Un chapitre à l'apparence calme pour aujourd'hui, donc.
J'admire la façon dont Jewel semble limite contente d'être ici, qu'elle ne cherche pas à comprendre comment ni pourquoi elle se trouve dans l'oasis XD Je pense qu'elle aurait paniqué un peu plus si elle avait été toute seule... x)
Cette tempête n'a donc rien de normal, je vois... Une sorte de tempête de choas, donc ? Mmmmh... Peut-être sera-t-elle inévitable ? Peut-être est-ce elle qui va enfin les téléporter ailleurs ? Peut-être même est-ce elle qui a débarrassé les habitants de cet endroit ? Que de mystères... ^^'

Sinon, comme d'habitude, j'ai pris le loisir de relever les fautes que j'ai pu apercevoir.

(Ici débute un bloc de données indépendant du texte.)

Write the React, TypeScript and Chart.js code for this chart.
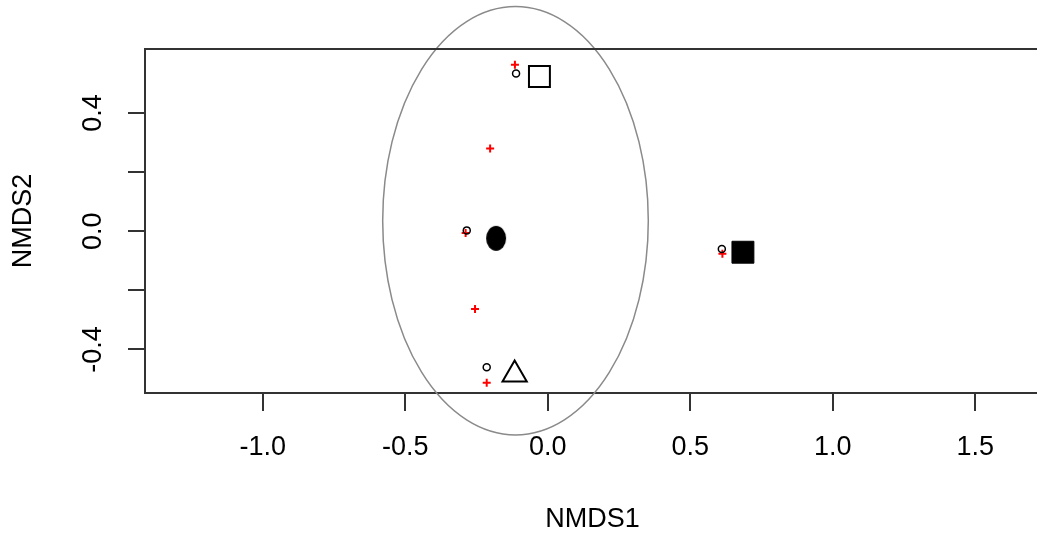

Si ça te dérange vraiment, d'ailleurs, n'hésite pas à me le dire, et j'arrêterai ^^'

«des inconnus en surgirent» surgir
«les meilleures conseillèrent» conseillères
«entre ses dunes» ces
«sans être inquiéter» inquiétés
«on n'est complètement» on est
«Quoiqu'on fasse» Quoi qu'on
«Quoiqu'il arrive» Quoi qu'il
«voir de savoir» voire

Voilà, voilà, j'attendrai la suite le temps qu'il faudra ! ;)

- Blanche Plume.
Sina Edole Pari
Posté le 10/08/2021
Coucou! ^^
Ca me fait vraiment plaisir d'avoir tes retours, c'est super stimulant merci beaucoup! Et ça apporte tellement d'avoir des points de vues extérieurs!
Et tu peux continuer à relever les fautes tant que tu en as l'énergie, je note tout et je corrigerais ça prochainement avec les remarques.